Dal considerando 10 della direttiva la Corte ha quindi evinto che il legislatore dell’Unione ha ritenuto che, in caso di costituzione di una SE, in particolare mediante trasformazione, sussista un rischio maggiore di scomparsa o riduzione dei sistemi e delle prassi di partecipazione esistenti d’altro canto, anche il considerando n. 18 «[l]a garanzia dei diritti acquisiti dei lavoratori in materia di coinvolgimento nel processo decisionale delle società è un principio fondamentale e l’obiettivo esplicito [di tale] direttiva». Soprattutto, mi sembra importante sottolinearlo, la Corte ha chiarito che dalla direttiva 2001/86 emerge che la garanzia dei diritti acquisiti voluta dal legislatore dell’Unione implica non soltanto il mantenimento dei diritti quesiti dei lavoratori nella società da trasformare in SE, ma anche l’estensione di tali diritti a tutti i lavoratori della SE ( il richiamo è proprio alla v., in tal senso, sentenza del 20 giugno 2013, Commissione/Paesi Bassi, C 635/11, EU:C:2013:408, punti 40 e 41).
Conclusivamente, questo sembra a chi scrive il punto chiave di quel meccanismo bottom up e top down cui si accennava in precedenza, tutti i lavoratori della SE costituita mediante trasformazione devono godere degli stessi diritti di cui godono i lavoratori della società da trasformare in SE. Ne consegue che, nel caso di specie, tutti lavoratori della SAP devono poter beneficiare della procedura elettorale prescritta dalla normativa tedesca, e ciò anche in assenza di indicazioni in tal senso in tale normativa.
10. Si giunge così a chiudere il cerchio. I due esempi richiamati riportano al linguaggio comune, le common words di cui parla Silvana Sciarra, non c’è una prima, non c’è un’ultima parola. C’è una sentenza soggettivamente complessa di Calamandrei che, nel caso del rinvio della Corte di cassazione coinvolge anche il giudice di merito cui la Corte ha indicato di verificare se un abuso in concreto si fosse verificato sulla base degli indici rivelatori che potevano condurre ad escludere la temporaneità tout court della somministrazione.

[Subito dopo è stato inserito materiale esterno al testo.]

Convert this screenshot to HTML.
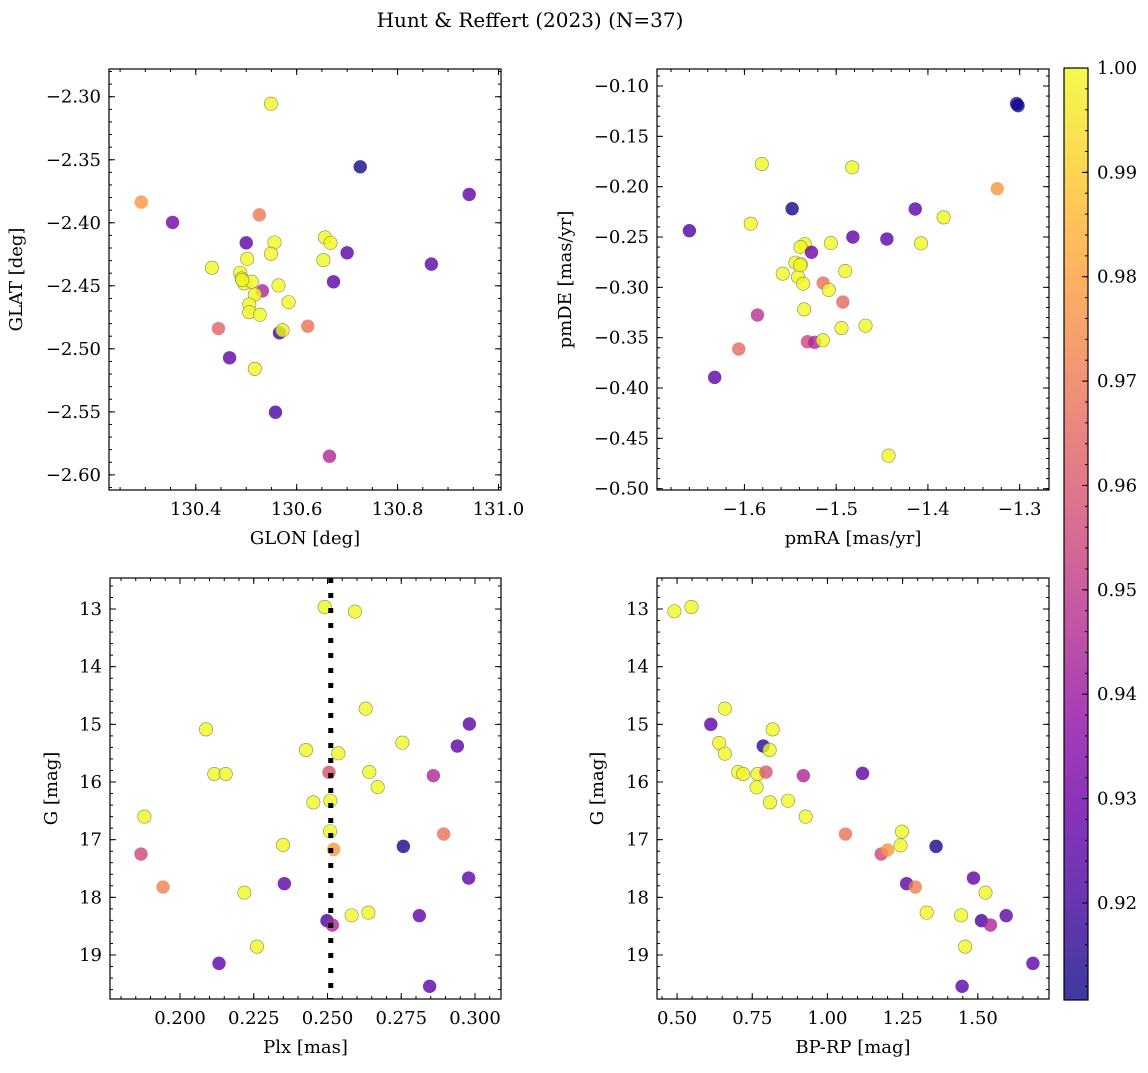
<!DOCTYPE html>
<html><head><meta charset="utf-8">
<style>
body{margin:0;background:#fff;}
svg text{font-family:"DejaVu Serif","Liberation Serif",serif;fill:#000;}
</style></head>
<body>
<svg id="fig" width="1148" height="1068" viewBox="0 0 1148 1068" xmlns="http://www.w3.org/2000/svg">
<text x="530" y="27" font-size="20" text-anchor="middle">Hunt &amp; Reffert (2023) (N=37)</text>
</svg>
<script>
// ---- Panel 1: GLON vs GLAT ----
const p1X=[130.549,130.726,130.942,130.292,130.354,130.526,130.500,130.556,130.549,130.502,130.656,130.667,130.700,130.653,130.867,130.432,130.488,130.491,130.496,130.511,130.673,130.564,130.532,130.517,130.584,130.506,130.506,130.527,130.445,130.622,130.566,130.572,130.467,130.517,130.558,130.665,130.492];
const p1Y=[-2.3056,-2.3556,-2.3775,-2.3836,-2.3997,-2.3937,-2.4159,-2.4156,-2.4246,-2.4286,-2.4116,-2.4159,-2.4238,-2.4296,-2.4328,-2.4357,-2.4397,-2.4442,-2.4481,-2.4468,-2.4468,-2.4497,-2.4540,-2.4569,-2.4630,-2.4648,-2.4709,-2.4730,-2.4839,-2.4820,-2.4873,-2.4852,-2.5071,-2.5159,-2.5503,-2.5852,-2.4455];
const p1C=[1,0.912,0.925,0.978,0.93,0.97,0.925,1,1,1,1,1,0.925,1,0.925,1,1,1,1,1,0.925,1,0.945,1,1,1,1,1,0.963,0.968,0.918,1,0.925,1,0.922,0.945,1];
// ---- Panel 2: pmRA vs pmDE ----
const p2X=[-1.3033,-1.3018,-1.5811,-1.4825,-1.3244,-1.548,-1.4138,-1.3829,-1.5931,-1.66,-1.4818,-1.4447,-1.5342,-1.5058,-1.4076,-1.5389,-1.5269,-1.5444,-1.5385,-1.5582,-1.4902,-1.5415,-1.536,-1.5142,-1.508,-1.4927,-1.5349,-1.5858,-1.4942,-1.468,-1.5313,-1.5233,-1.5145,-1.6062,-1.6324,-1.4429,-1.5392];
const p2Y=[-0.1175,-0.1195,-0.1775,-0.1808,-0.2020,-0.2219,-0.2222,-0.2305,-0.2368,-0.2437,-0.25,-0.252,-0.2570,-0.2560,-0.2563,-0.2599,-0.2652,-0.2755,-0.2772,-0.2864,-0.2838,-0.2897,-0.2964,-0.2957,-0.3026,-0.3146,-0.3219,-0.3275,-0.3404,-0.3381,-0.354,-0.3546,-0.3526,-0.3613,-0.3894,-0.4672,-0.2780];
const p2C=[0.915,0.91,1,1,0.978,0.912,0.925,1,1,0.922,0.925,0.925,1,1,1,1,0.93,1,1,1,1,1,1,0.968,1,0.965,1,0.948,1,1,0.955,0.945,1,0.965,0.925,1,1];
// ---- Panel 3: Plx vs G ----
const p3X=[0.24904,0.25932,0.26294,0.29808,0.20881,0.29401,0.27537,0.24271,0.25367,0.21164,0.21548,0.25051,0.26418,0.28588,0.26701,0.2452,0.25096,0.18791,0.25085,0.28938,0.23492,0.2521,0.2757,0.18678,0.19424,0.29785,0.23537,0.22181,0.26384,0.25819,0.28113,0.24983,0.25164,0.2261,0.21322,0.28463];
const p3Y=[12.965,13.046,14.728,14.994,15.087,15.376,15.318,15.445,15.503,15.861,15.861,15.832,15.827,15.890,16.087,16.353,16.324,16.601,16.855,16.902,17.092,17.168,17.116,17.249,17.821,17.665,17.763,17.919,18.266,18.312,18.318,18.405,18.480,18.855,19.145,19.543];
const p3C=[1,1,1,0.925,1,0.925,1,1,1,1,1,0.958,1,0.945,1,1,1,1,1,0.968,1,0.978,0.912,0.955,0.972,0.925,0.925,1,1,1,0.925,0.92,0.945,1,0.925,0.925];
const p3Line=[0.2511];
// ---- Panel 4: BP-RP vs G ----
const p4X=[0.4911,0.5478,0.6589,0.6122,0.64,0.6589,0.8178,0.7867,0.8078,0.7033,0.72,0.7678,0.7956,0.92,1.1167,0.7644,0.8089,0.8689,0.9278,1.06,1.2478,1.2433,1.3611,1.1789,1.2,1.4856,1.2633,1.2922,1.5256,1.33,1.4444,1.5944,1.5122,1.5422,1.4578,1.6833,1.4478];
const p4Y=[13.040,12.965,14.728,15.0,15.324,15.509,15.087,15.376,15.445,15.827,15.861,15.861,15.827,15.890,15.850,16.092,16.353,16.324,16.601,16.902,16.861,17.098,17.116,17.249,17.179,17.665,17.763,17.821,17.919,18.266,18.312,18.318,18.405,18.480,18.855,19.145,19.543];
const p4C=[1,1,1,0.925,1,1,1,0.915,1,1,1,1,0.96,0.945,0.925,1,1,1,1,0.968,1,1,0.912,0.955,0.978,0.925,0.925,0.972,1,1,1,0.925,0.92,0.945,1,0.925,0.925];
// ---- tick labels ----
const p1XTicks=[130.4,130.6,130.8,131.0];
const p1YTicks=[-2.30,-2.35,-2.40,-2.45,-2.50,-2.55,-2.60];
const p2XTicks=[-1.6,-1.5,-1.4,-1.3];
const p2YTicks=[-0.10,-0.15,-0.20,-0.25,-0.30,-0.35,-0.40,-0.45,-0.50];
const p3XTicks=[0.200,0.225,0.250,0.275,0.300];
const gTicks=[13,14,15,16,17,18,19];
const p4XTicks=[0.50,0.75,1.00,1.25,1.50];
const cbTicks=[1.00,0.99,0.98,0.97,0.96,0.95,0.94,0.93,0.92];
const cMin=0.9107, cMax=1.0;

const NS="http://www.w3.org/2000/svg";
const svg=document.getElementById('fig');
function mk(tag,attrs,parent){const e=document.createElementNS(NS,tag);for(const k in attrs)e.setAttribute(k,attrs[k]);(parent||svg).appendChild(e);return e;}
const plasma=[[13,8,135],[65,4,157],[106,0,168],[143,13,164],[177,42,144],[204,71,120],[225,100,98],[242,132,75],[252,166,54],[252,206,37],[240,249,33]];
function cmap(v){let t=(v-cMin)/(cMax-cMin);t=Math.max(0,Math.min(1,t))*10;const i=Math.min(9,Math.floor(t)),f=t-i;const a=plasma[i],b=plasma[i+1];return 'rgb('+a.map((x,k)=>Math.round(x+(b[k]-x)*f)).join(',')+')';}
function fmt(v,d){return (v<0?'\u2212':'')+Math.abs(v).toFixed(d);}
const TF=18;

function panel(cfg){
  const g=mk('g',{});
  
  
  const {L,T,R,B}=cfg;
  const sx=v=>L+(v-cfg.x0)/(cfg.x1-cfg.x0)*(R-L);
  const sy=v=>T+(v-cfg.y0)/(cfg.y1-cfg.y0)*(B-T);
  const tk=mk('g',{stroke:'#000','stroke-width':1},g);
  
  
  const xlo=Math.min(cfg.x0,cfg.x1),xhi=Math.max(cfg.x0,cfg.x1),ylo=Math.min(cfg.y0,cfg.y1),yhi=Math.max(cfg.y0,cfg.y1);
  for(let v=Math.ceil(xlo/cfg.xm-1e-6)*cfg.xm;v<=xhi+1e-9;v+=cfg.xm){const x=sx(v);if(x<L+0.5||x>R-0.5)continue;mk('line',{x1:x,x2:x,y1:B,y2:B-3},tk);mk('line',{x1:x,x2:x,y1:T,y2:T+3},tk);}
  for(let v=Math.ceil(ylo/cfg.ym-1e-6)*cfg.ym;v<=yhi+1e-9;v+=cfg.ym){const y=sy(v);if(y<T+0.5||y>B-0.5)continue;mk('line',{x1:L,x2:L+3,y1:y,y2:y},tk);mk('line',{x1:R,x2:R-3,y1:y,y2:y},tk);}
  cfg.xt.forEach(v=>{const x=sx(v);mk('line',{x1:x,x2:x,y1:B,y2:B-6},tk);mk('line',{x1:x,x2:x,y1:T,y2:T+6},tk);
    const t=mk('text',{x:x,y:B+25,'font-size':TF,'text-anchor':'middle'},g);t.textContent=fmt(v,cfg.xd);
    });
  cfg.yt.forEach(v=>{const y=sy(v);mk('line',{x1:L,x2:L+6,y1:y,y2:y},tk);mk('line',{x1:R,x2:R-6,y1:y,y2:y},tk);
    const t=mk('text',{x:L-8,y:y+6,'font-size':TF,'text-anchor':'end'},g);t.textContent=fmt(v,cfg.yd);
    });
  const pts=mk('g',{},g);
  
  
  cfg.xs.forEach((xv,i)=>{
    const c=mk('circle',{cx:sx(xv),cy:sy(cfg.ys[i]),r:6.7,fill:cmap(cfg.cs[i]),'fill-opacity':0.8,stroke:cfg.cs[i]>0.99?'#8a8a50':'none','stroke-width':0.6},pts);
    
    
  });
  if(cfg.vline){cfg.vline.forEach(v=>{const l=mk('line',{x1:sx(v),x2:sx(v),y1:T,y2:B,stroke:'#000','stroke-width':5,'stroke-dasharray':'5 10'},g);
    });}
  const fr=mk('rect',{x:L,y:T,width:R-L,height:B-T,fill:'none',stroke:'#000','stroke-width':1.2},g);
  
  const xl=mk('text',{x:(L+R)/2,y:B+54,'font-size':18,'text-anchor':'middle'},g);xl.textContent=cfg.xlab;
  
  const yl=mk('text',{x:0,y:0,'font-size':18,'text-anchor':'middle',transform:'translate('+cfg.ylx+','+(T+B)/2+') rotate(-90)'},g);yl.textContent=cfg.ylab;
  
}
panel({name:'glon-glat-panel',L:109,T:69,R:501,B:490,x0:130.228,x1:131.005,y0:-2.278,y1:-2.612,xm:0.05,ym:0.01,xt:p1XTicks,yt:p1YTicks,xd:1,yd:2,xs:p1X,ys:p1Y,cs:p1C,xlab:'GLON [deg]',ylab:'GLAT [deg]',ylx:22});
panel({name:'pm-panel',L:657,T:69,R:1049,B:490,x0:-1.6953,x1:-1.268,y0:-0.0831,y1:-0.5013,xm:0.02,ym:0.01,xt:p2XTicks,yt:p2YTicks,xd:1,yd:2,xs:p2X,ys:p2Y,cs:p2C,xlab:'pmRA [mas/yr]',ylab:'pmDE [mas/yr]',ylx:571});
panel({name:'plx-g-panel',L:110,T:578,R:501,B:999,x0:0.17627,x1:0.30881,y0:12.462,y1:19.763,xm:0.005,ym:0.2,xt:p3XTicks,yt:gTicks,xd:3,yd:0,xs:p3X,ys:p3Y,cs:p3C,vline:p3Line,xlab:'Plx [mas]',ylab:'G [mag]',ylx:57});
panel({name:'cmd-panel',L:657,T:578,R:1049,B:999,x0:0.4333,x1:1.7367,y0:12.462,y1:19.763,xm:0.05,ym:0.2,xt:p4XTicks,yt:gTicks,xd:2,yd:0,xs:p4X,ys:p4Y,cs:p4C,xlab:'BP-RP [mag]',ylab:'G [mag]',ylx:603});

const cb=mk('g',{});


const defs=mk('defs',{},cb);
const lg=mk('linearGradient',{id:'pl',x1:0,y1:1,x2:0,y2:0},defs);
plasma.forEach((c,i)=>mk('stop',{offset:(i/10),'stop-color':'rgb('+c.join(',')+')'},lg));
const cbL=1064,cbR=1088,cbT=68,cbB=1000;
mk('rect',{x:cbL,y:cbT,width:cbR-cbL,height:cbB-cbT,fill:'url(#pl)','fill-opacity':0.8},cb);
mk('rect',{x:cbL,y:cbT,width:cbR-cbL,height:cbB-cbT,fill:'none',stroke:'#000','stroke-width':1.2},cb);
const cy=v=>cbT+(cMax-v)/(cMax-cMin)*(cbB-cbT);
for(let v=0.912;v<1.0;v+=0.002){const y=cy(v);mk('line',{x1:cbR,x2:cbR-3,y1:y,y2:y,stroke:'#000'},cb);}
cbTicks.forEach(v=>{const y=cy(v);mk('line',{x1:cbR,x2:cbR-6,y1:y,y2:y,stroke:'#000'},cb);
  const t=mk('text',{x:cbR+9,y:y+6,'font-size':TF},cb);t.textContent=v.toFixed(2);
  });
</script>
</body></html>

C’è una sentenza soggettivamente complessa che, nel caso della pronunzia sulla società europea garantisce l’enforcement del coinvolgimento dei lavoratori in termini di parità.
C’è, quindi, un linguaggio comune che, nell’ottica degli artt. 4, 19 e 47 del Trattato si muove sempre più nella direzione di una tutela giurisdizionale effettiva che si concretizza sotto l’ombrello del primato, perché, come efficacemente osservava un grande Maestro, Giuseppe Tesauro, un sistema giustizia può definirsi tale soltanto nella misura in cui assicuri tutela effettiva a tutte le istanze.